For the SVD calculation, what you need is both x \mapsto Ax and y \mapsto A^* y operations, where A^* =\overline{A^T} is the adjoint (conjugate-transpose) operation (denoted A' in Julia).

In contrast, x^* A^* = (Ax)^* is just the conjugate-transpose (adjoint) of the vector Ax — there would be no need for KrylovKit to ask you to provide a separate linear operation for this, because it could just conjugate-transpose the result of x \mapsto Ax.

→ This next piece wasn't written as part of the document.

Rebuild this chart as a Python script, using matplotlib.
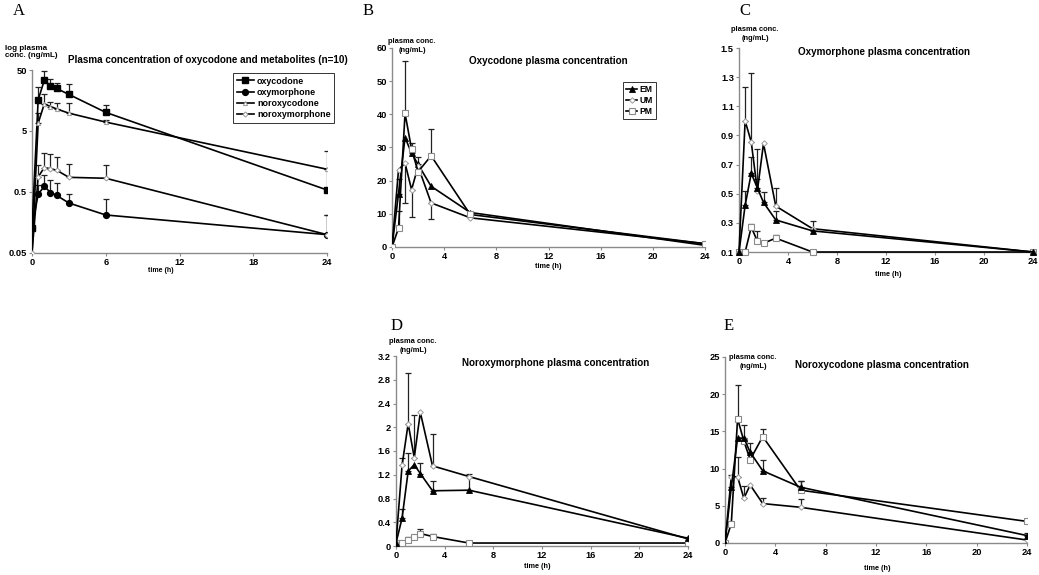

Philosophical note: In a more abstract sense, if you have an inner product \langle u, v \rangle (colloquially, a “dot product” u \cdot v, especially in the real case), then the adjoint of a linear operator A is the linear operation A^* such that \langle y, Ax \rangle = \langle A^* y, x \rangle for any x,y — it “moves” the linear operator A to the “other side” of a dot product. This is the reason why conjugate-transposition is an important operation for matrices, as opposed to some other rearrangement of the elements (like “rotate the matrix by 90°”), and it also allows you to extend adjoints to more general vector spaces equipped with an inner product.

1 Like

Thank you for the theoretical clarification. I still should dive into the theory in order to understand better, but your clarification is enough for now.

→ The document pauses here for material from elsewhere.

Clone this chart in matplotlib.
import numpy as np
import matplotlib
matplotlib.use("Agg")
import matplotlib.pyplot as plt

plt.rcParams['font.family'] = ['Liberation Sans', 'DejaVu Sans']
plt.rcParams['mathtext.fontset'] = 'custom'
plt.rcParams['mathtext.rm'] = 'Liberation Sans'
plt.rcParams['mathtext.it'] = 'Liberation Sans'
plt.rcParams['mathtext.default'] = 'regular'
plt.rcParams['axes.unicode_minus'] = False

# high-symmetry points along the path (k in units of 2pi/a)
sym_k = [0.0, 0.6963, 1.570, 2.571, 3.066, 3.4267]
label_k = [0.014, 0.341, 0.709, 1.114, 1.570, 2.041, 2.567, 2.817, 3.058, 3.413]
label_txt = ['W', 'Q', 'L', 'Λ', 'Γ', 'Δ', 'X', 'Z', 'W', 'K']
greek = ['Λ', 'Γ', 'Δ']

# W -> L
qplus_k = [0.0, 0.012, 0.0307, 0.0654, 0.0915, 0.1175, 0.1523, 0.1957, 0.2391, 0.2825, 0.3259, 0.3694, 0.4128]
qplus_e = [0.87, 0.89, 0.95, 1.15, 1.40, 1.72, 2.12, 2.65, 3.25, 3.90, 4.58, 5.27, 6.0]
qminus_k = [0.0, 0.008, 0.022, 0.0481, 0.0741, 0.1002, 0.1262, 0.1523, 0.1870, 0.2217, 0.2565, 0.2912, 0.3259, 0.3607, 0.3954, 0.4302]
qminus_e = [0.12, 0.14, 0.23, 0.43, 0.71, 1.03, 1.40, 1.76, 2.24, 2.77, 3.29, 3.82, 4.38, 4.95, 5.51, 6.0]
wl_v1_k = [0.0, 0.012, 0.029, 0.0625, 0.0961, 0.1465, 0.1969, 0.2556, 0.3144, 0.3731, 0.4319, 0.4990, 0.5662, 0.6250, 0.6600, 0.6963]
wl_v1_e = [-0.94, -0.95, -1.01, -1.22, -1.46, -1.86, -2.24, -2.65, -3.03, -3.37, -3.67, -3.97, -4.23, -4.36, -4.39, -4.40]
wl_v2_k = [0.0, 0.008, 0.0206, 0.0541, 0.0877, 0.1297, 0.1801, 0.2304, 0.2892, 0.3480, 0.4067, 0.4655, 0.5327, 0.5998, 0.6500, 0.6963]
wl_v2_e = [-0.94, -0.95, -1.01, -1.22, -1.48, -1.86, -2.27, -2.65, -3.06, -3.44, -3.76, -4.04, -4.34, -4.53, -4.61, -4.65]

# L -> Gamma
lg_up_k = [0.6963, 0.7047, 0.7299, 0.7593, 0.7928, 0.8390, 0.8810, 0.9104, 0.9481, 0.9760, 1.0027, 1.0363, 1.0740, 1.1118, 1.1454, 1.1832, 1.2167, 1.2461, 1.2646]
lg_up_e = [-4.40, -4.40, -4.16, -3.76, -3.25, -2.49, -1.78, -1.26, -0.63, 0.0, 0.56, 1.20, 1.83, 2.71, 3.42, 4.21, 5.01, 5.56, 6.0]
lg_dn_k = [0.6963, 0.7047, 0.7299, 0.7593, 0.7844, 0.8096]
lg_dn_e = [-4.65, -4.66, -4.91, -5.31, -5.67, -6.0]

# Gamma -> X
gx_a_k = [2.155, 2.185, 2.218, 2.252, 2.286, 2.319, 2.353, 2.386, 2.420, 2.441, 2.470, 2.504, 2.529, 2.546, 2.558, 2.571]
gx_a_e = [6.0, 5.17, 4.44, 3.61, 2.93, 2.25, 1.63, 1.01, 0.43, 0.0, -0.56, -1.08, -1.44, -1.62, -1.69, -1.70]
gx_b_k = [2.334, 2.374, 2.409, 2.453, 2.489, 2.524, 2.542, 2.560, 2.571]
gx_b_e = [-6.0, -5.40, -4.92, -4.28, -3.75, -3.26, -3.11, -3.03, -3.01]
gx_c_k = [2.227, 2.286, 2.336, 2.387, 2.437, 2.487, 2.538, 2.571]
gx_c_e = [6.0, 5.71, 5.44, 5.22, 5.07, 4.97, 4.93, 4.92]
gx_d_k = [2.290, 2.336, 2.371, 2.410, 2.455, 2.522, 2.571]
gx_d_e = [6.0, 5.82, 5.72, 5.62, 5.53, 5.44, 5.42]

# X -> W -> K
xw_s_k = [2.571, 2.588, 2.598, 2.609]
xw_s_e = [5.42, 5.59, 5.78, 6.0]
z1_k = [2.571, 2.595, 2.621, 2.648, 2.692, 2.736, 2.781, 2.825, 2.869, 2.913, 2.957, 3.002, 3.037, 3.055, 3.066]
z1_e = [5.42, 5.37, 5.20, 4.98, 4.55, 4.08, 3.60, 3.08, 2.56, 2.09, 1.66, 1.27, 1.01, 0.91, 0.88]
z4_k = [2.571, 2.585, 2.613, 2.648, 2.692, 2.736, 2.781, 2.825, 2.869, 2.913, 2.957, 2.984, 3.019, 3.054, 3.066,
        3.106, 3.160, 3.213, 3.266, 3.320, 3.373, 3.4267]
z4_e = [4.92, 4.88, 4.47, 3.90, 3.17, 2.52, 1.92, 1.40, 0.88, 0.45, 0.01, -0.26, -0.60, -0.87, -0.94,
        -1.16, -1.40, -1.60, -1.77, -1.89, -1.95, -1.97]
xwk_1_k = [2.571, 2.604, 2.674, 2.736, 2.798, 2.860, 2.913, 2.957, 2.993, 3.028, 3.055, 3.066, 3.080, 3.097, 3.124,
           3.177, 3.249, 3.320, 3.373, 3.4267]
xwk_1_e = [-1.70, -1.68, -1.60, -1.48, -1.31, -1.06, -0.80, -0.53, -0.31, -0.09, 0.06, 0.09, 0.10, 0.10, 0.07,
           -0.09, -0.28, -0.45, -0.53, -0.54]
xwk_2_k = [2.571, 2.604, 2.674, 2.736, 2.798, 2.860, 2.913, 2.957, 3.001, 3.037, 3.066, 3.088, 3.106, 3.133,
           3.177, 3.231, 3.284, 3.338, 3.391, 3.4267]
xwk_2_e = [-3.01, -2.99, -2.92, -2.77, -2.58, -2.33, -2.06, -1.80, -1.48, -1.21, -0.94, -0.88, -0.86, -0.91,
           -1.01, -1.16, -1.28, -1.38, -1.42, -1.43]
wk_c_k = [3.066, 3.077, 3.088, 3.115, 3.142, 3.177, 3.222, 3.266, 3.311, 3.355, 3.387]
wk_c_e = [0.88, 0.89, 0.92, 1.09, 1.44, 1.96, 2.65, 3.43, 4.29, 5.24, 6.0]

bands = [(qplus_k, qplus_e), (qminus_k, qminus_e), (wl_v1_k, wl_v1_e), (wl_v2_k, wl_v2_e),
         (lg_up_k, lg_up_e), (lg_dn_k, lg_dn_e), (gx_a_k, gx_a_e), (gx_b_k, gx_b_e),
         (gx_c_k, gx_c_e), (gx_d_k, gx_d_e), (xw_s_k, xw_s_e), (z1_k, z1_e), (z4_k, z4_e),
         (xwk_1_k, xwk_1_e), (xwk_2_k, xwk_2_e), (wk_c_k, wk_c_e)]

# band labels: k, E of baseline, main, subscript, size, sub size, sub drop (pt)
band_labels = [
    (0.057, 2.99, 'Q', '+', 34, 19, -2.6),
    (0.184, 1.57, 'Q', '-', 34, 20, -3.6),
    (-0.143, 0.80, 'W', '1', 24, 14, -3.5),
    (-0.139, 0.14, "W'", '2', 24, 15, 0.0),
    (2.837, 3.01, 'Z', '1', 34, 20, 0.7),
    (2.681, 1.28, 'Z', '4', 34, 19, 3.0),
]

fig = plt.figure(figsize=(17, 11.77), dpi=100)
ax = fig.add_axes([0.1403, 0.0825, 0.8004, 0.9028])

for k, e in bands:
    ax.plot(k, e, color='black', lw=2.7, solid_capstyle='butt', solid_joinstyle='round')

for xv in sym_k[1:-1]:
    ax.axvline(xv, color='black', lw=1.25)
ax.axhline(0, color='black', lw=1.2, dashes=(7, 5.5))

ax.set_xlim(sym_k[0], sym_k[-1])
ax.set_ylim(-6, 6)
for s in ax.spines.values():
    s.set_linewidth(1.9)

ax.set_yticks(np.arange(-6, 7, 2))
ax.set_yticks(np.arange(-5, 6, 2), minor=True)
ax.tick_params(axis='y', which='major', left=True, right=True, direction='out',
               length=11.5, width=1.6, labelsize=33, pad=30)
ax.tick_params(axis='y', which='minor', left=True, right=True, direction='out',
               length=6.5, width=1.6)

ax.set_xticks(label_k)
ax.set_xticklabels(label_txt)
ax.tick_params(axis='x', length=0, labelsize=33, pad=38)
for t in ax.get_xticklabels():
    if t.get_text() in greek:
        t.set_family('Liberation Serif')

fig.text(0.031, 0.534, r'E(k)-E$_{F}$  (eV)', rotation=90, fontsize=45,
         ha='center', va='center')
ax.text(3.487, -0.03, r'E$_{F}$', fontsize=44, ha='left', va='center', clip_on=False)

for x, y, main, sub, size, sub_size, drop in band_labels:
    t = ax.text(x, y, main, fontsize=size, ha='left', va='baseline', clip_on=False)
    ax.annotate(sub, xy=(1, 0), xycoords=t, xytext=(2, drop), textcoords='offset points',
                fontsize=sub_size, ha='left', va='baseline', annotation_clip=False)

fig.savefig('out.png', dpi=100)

So, now I have a question about julia itself (this is becoming a very complete thread and I hope it will be useful for many people): what is the benefit of using similar when we provide the element type and the size?, is it not just the same as

Vector{typeof(zero(eltype(array)) * zero(eltype(x)))}(undef , adj ? n : m)

?

If the user has a custom array type, then similar may have a specialized method that returns something different from Array.

Well. So, now comes the performance gain of using the mul_by_cols function. Firstly, I have to mention that I have a ssd disk, so operations on memory mapped arrays are not penalized a lot.
And the computation time when not using the mul_by_cols funtion, but:

@time vals, lvecs, rvecs, info = KrylovKit.svdsolve(array, 100, krylovdim=200)

is less than 2 minutes:

96.338268 seconds (24.16 M allocations: 1.750 GiB, 0.74% gc time, 5.55% compilation time)

and

ConvergenceInfo: 118 converged values after 1 iterations and 400 applications of the linear map

(I requested 100 values). I could also see that all CPU cores were working, so I it is clear that a parallelization is implemented when a matrix, instead of a function, is passed to svdsolve. I have 6 cores with two threads each, but run julia with the option --treads 4, and 4 threads were 100% working.

On the other hand, the computation time when using the mul_by_cols is a bit more than 18 minutes:

1094.901849 seconds (16.19 M allocations: 1.193 GiB, 0.02% gc time, 0.59% compilation time)

and

ConvergenceInfo: 8 converged values after 2 iterations and 84 applications of the linear map;

(I requested 5 values). I could also see that only one CPU was working, so there is some magic when a matrix, instead of a function, is passed to svdsolve. This magic includes the parallelization of the multiplication, but I think there can be some other optimizations, because 2 minutes when requesting 100 values and 18 minutes when requesting 5, seems to me that is too much to be explained only by parallelization.

Interesting. Internally mul_by_cols should(?) be using BLAS multiplication, which should be multi-threaded. But maybe if you pass the raw mmapped matrix (so that it just calls mul! directly) then it gets greater benefit from parallelization since it parallelizes the whole matrix–vector product and not just individual chunks?